Today I am putting this into practice, in context of regret. This applies to small regrets, and big ones too.
It’s my last day of freedom before I return to work. In the two hours I have been up this morning it has been easy to focus it on how un-restful this last week has been. How busy, and un-ideal, and un-vacation-y.
Why do we do this? Here’s my hypothesis, beyond the need to process when things “don’t go our way”, I think we feel it helps to justify our upset/regret/sad feelings. I think that it is part of us grieving the past pieces in life that didn’t go the way we wanted them too…BUT I think we are doing it in a way that is hurting us. It may feel good, but it’s hurting us.
If I go on with the rest of my last summer day, focusing on all that this last week could’a, would’a, should’a been… I will only have MORE could’a, would’a, should’a-s at the end of the day. Somehow I want to learn to…
1. Truly grieve and process the loss (that this week was not as fulfilling as I had dreamed), BUT THEN…
2. Taking responsibility for our part, if applicable (so that we know how to help not repeat it)
3. Look for ways to be grateful in that area of disappointment… things I may be overlooking
4. Take the energy put towards ‘replaying the past’, dwelling on the past, making lists of all the things that went wrong in the week (am I the only one who does that?) and justifying our regret… and put that emotional/mental/physical energy TOWARDS making a difference with what I can make a difference in (the entire rest of the day!)
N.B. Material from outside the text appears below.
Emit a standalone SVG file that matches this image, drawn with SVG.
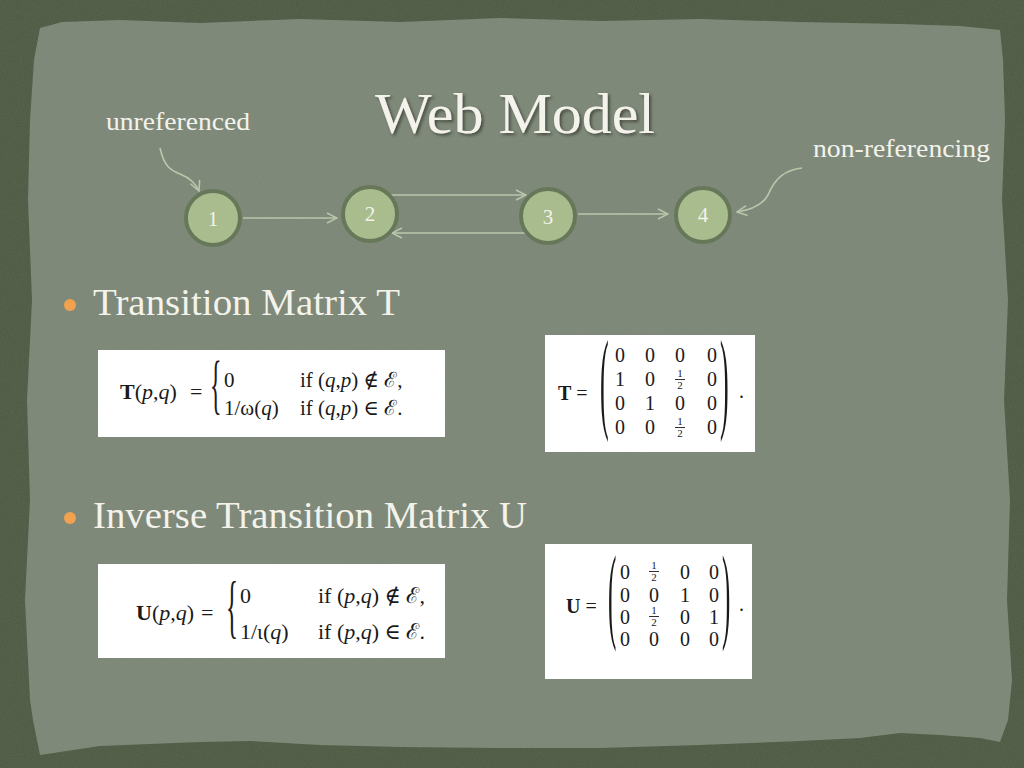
<svg xmlns="http://www.w3.org/2000/svg" width="1024" height="768" viewBox="0 0 1024 768">
<defs>
<style>
.lbl{font-family:"Liberation Serif","DejaVu Serif",serif;fill:#f3f3ec}
.num{font-family:"Liberation Serif","DejaVu Serif",serif;fill:#f3f3ec;font-size:21px;text-anchor:middle}
.node circle{fill:#a8bc8d;stroke:#67785a;stroke-width:4}
.edge{fill:none;stroke:#b9c7ab;stroke-width:1.6}
.box{fill:#ffffff}
.m{font-family:"Liberation Serif","DejaVu Serif",serif;fill:#1a1a1a}
.mc{font-family:"Liberation Serif","DejaVu Serif",serif;fill:#1a1a1a;font-size:20px;text-anchor:middle}
.fr{font-family:"Liberation Serif","DejaVu Serif",serif;fill:#1a1a1a;font-size:11px;text-anchor:middle}
.i{font-style:italic}
.b{font-weight:bold}
</style>
<marker id="ah" viewBox="0 0 12 12" refX="11" refY="6" markerWidth="12" markerHeight="12" markerUnits="userSpaceOnUse" orient="auto">
<path d="M1,1 L11,6 L1,11" fill="none" stroke="#b9c7ab" stroke-width="1.5"/>
</marker>
<filter id="tex" x="0" y="0" width="100%" height="100%">
<feTurbulence type="fractalNoise" baseFrequency="0.9" numOctaves="3" seed="4"/>
<feColorMatrix type="matrix" values="0 0 0 0 0.35  0 0 0 0 0.4  0 0 0 0 0.33  0 0 0 -1.6 1.1"/>
</filter>
<filter id="sh" x="-10%" y="-10%" width="120%" height="130%">
<feDropShadow dx="2" dy="2" stdDeviation="1.5" flood-color="#2f3528" flood-opacity="0.7"/>
</filter>
</defs>

<rect width="1024" height="768" fill="#505c45"/>
<path id="paper" d="M40,28 L62,22 L120,20 L200,23 L300,19 L400,22 L500,18 L600,21 L700,19 L800,22 L900,24 L960,26 L1000,30 L1003,60 L1005,120 L1002,200 L1008,300 L1004,400 L1010,500 L1007,600 L1012,680 L1008,720 L1000,742 L980,738 L940,735 L900,733 L860,738 L800,741 L700,745 L600,748 L500,748 L400,747 L320,745 L250,741 L200,742 L150,744 L100,746 L60,752 L40,755 L33,720 L30,700 L25,600 L30,500 L27,400 L32,300 L28,200 L30,120 L34,60 Z" fill="#7e8878"/>
<rect width="1024" height="768" filter="url(#tex)" opacity="0.12"/>

<text class="lbl" x="375" y="133" font-size="58" filter="url(#sh)" textLength="280" lengthAdjust="spacingAndGlyphs">Web Model</text>
<text class="lbl" x="106" y="130" font-size="26" textLength="144" lengthAdjust="spacingAndGlyphs">unreferenced</text>
<text class="lbl" x="813" y="157" font-size="26" textLength="177" lengthAdjust="spacingAndGlyphs">non-referencing</text>

<g id="connectors">
<path class="edge" d="M243,218 L337,218" marker-end="url(#ah)"/>
<path class="edge" d="M390,195 L526,195" marker-end="url(#ah)"/>
<path class="edge" d="M526,233 L392,233" marker-end="url(#ah)"/>
<path class="edge" d="M578,214 L668,214" marker-end="url(#ah)"/>
<path class="edge" d="M160,148 C164,166 170,170 180,174 C190,178 196,184 199,191" marker-end="url(#ah)"/>
<path class="edge" d="M802,168 C785,170 775,178 768,195 C762,206 750,210 737,212" marker-end="url(#ah)"/>
</g>

<g id="node1" class="node"><circle cx="213" cy="218" r="27"/><text class="num" x="213" y="226">1</text></g>
<g id="node2" class="node"><circle cx="370" cy="214" r="27"/><text class="num" x="370" y="221">2</text></g>
<g id="node3" class="node"><circle cx="548" cy="216" r="27"/><text class="num" x="548" y="224">3</text></g>
<g id="node4" class="node"><circle cx="703" cy="215" r="27"/><text class="num" x="703" y="222">4</text></g>

<circle cx="70" cy="305" r="6" fill="#f2a24e"/>
<text class="lbl" x="93" y="315" font-size="37" textLength="307" lengthAdjust="spacingAndGlyphs">Transition Matrix T</text>
<circle cx="70" cy="518" r="6" fill="#f2a24e"/>
<text class="lbl" x="93" y="528" font-size="37" textLength="434" lengthAdjust="spacingAndGlyphs">Inverse Transition Matrix U</text>

<g id="formulaT">
<rect class="box" x="98" y="350" width="347" height="87"/>
<text class="m" x="120" y="399" font-size="22"><tspan class="b">T</tspan>(<tspan class="i">p</tspan>,<tspan class="i">q</tspan>)</text>
<text class="m" x="190" y="399" font-size="22">=</text>
<text class="m" font-size="24" transform="translate(210,406) scale(1,2.7)">{</text>
<text class="m" x="224" y="387" font-size="21">0</text>
<text class="m" x="300" y="387" font-size="21">if (<tspan class="i">q</tspan>,<tspan class="i">p</tspan>) ∉ ℰ,</text>
<text class="m" x="224" y="415" font-size="21">1/ω(<tspan class="i">q</tspan>)</text>
<text class="m" x="300" y="415" font-size="21">if (<tspan class="i">q</tspan>,<tspan class="i">p</tspan>) ∈ ℰ.</text>
</g>

<g id="matrixT">
<rect class="box" x="545" y="335" width="210" height="117"/>
<text class="m" x="558" y="400" font-size="20"><tspan class="b">T</tspan> =</text>
<text class="m" font-size="26" transform="translate(600,418) scale(1,4.3)">(</text>
<text class="m" font-size="26" transform="translate(720,418) scale(1,4.3)">)</text>
<text class="m" x="739" y="398" font-size="20">.</text>
<text class="mc" x="620" y="362">0</text><text class="mc" x="650" y="362">0</text><text class="mc" x="680" y="362">0</text><text class="mc" x="712" y="362">0</text>
<text class="mc" x="620" y="386">1</text><text class="mc" x="650" y="386">0</text><text class="fr" x="680" y="377">1</text><line x1="675" y1="379.5" x2="685" y2="379.5" stroke="#1a1a1a" stroke-width="0.9"/><text class="fr" x="680" y="389">2</text><text class="mc" x="712" y="386">0</text>
<text class="mc" x="620" y="410">0</text><text class="mc" x="650" y="410">1</text><text class="mc" x="680" y="410">0</text><text class="mc" x="712" y="410">0</text>
<text class="mc" x="620" y="434">0</text><text class="mc" x="650" y="434">0</text><text class="fr" x="680" y="425">1</text><line x1="675" y1="427.5" x2="685" y2="427.5" stroke="#1a1a1a" stroke-width="0.9"/><text class="fr" x="680" y="437">2</text><text class="mc" x="712" y="434">0</text>
</g>

<g id="formulaU">
<rect class="box" x="98" y="564" width="347" height="94"/>
<text class="m" x="136" y="620" font-size="22"><tspan class="b">U</tspan>(<tspan class="i">p</tspan>,<tspan class="i">q</tspan>)</text>
<text class="m" x="201" y="620" font-size="22">=</text>
<text class="m" font-size="25" transform="translate(226,630) scale(1,2.8)">{</text>
<text class="m" x="240" y="603" font-size="22">0</text>
<text class="m" x="318" y="603" font-size="22">if (<tspan class="i">p</tspan>,<tspan class="i">q</tspan>) ∉ ℰ,</text>
<text class="m" x="240" y="639" font-size="22">1/ι(<tspan class="i">q</tspan>)</text>
<text class="m" x="318" y="639" font-size="22">if (<tspan class="i">p</tspan>,<tspan class="i">q</tspan>) ∈ ℰ.</text>
</g>

<g id="matrixU">
<rect class="box" x="545" y="544" width="207" height="135"/>
<text class="m" x="566" y="613" font-size="20"><tspan class="b">U</tspan> =</text>
<text class="m" font-size="25" transform="translate(608,629) scale(1,4.2)">(</text>
<text class="m" font-size="25" transform="translate(722,629) scale(1,4.2)">)</text>
<text class="m" x="739" y="611" font-size="20">.</text>
<text class="mc" x="625" y="579">0</text><text class="fr" x="654" y="569">1</text><line x1="649" y1="571.5" x2="659" y2="571.5" stroke="#1a1a1a" stroke-width="0.9"/><text class="fr" x="654" y="581">2</text><text class="mc" x="685" y="579">0</text><text class="mc" x="714" y="579">0</text>
<text class="mc" x="625" y="602">0</text><text class="mc" x="654" y="602">0</text><text class="mc" x="685" y="602">1</text><text class="mc" x="714" y="602">0</text>
<text class="mc" x="625" y="624">0</text><text class="fr" x="654" y="614">1</text><line x1="649" y1="616.5" x2="659" y2="616.5" stroke="#1a1a1a" stroke-width="0.9"/><text class="fr" x="654" y="626">2</text><text class="mc" x="685" y="624">0</text><text class="mc" x="714" y="624">1</text>
<text class="mc" x="625" y="646">0</text><text class="mc" x="654" y="646">0</text><text class="mc" x="685" y="646">0</text><text class="mc" x="714" y="646">0</text>
</g>
</svg>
This insures that I am not being shallow in moving forward, but INTENTIONAL about having a good rest of the day. Or, for some regrets, this can be having a good rest of my LIFE! Here’s what this practice looks like for me today:
(PART 1) I am disappointed that so many things came up this week that were out of my control. I am sad that in some ways it hindered me from truly enjoying my last week off work. That stinks. I work hard and do deserve to find rest. (PART 2) I also never defined or planned out this week on what I wanted it to look like, I also have let little disappointments turn into bigger ones. I also need to work on letting the feeling of REST not be connected to my workload; learning to feel REST in spite on my circumstances. (PART 3) There have actually been some pretty AMAZING things about this week, like making fried chicken with my sister. I am also grateful that the big life decisions that came up this week, making life “busy”, didn’t come up next week during my first week back at work which will only be busier! Now I have the margin to deal with it, but then I won’t. (PART 4) Towards the rest of the day I have left, I will make it a priority to go to a coffee shop and read a book that I have been wanting to read. I will drive slowly and take my time with today. I will have a heart of gratitude that I have another entire morning and half-afternoon before commitments begin today.
OKAY! It’s your turn! Try these four steps (or adapt them!) to work on a regret that you have this week either big or small!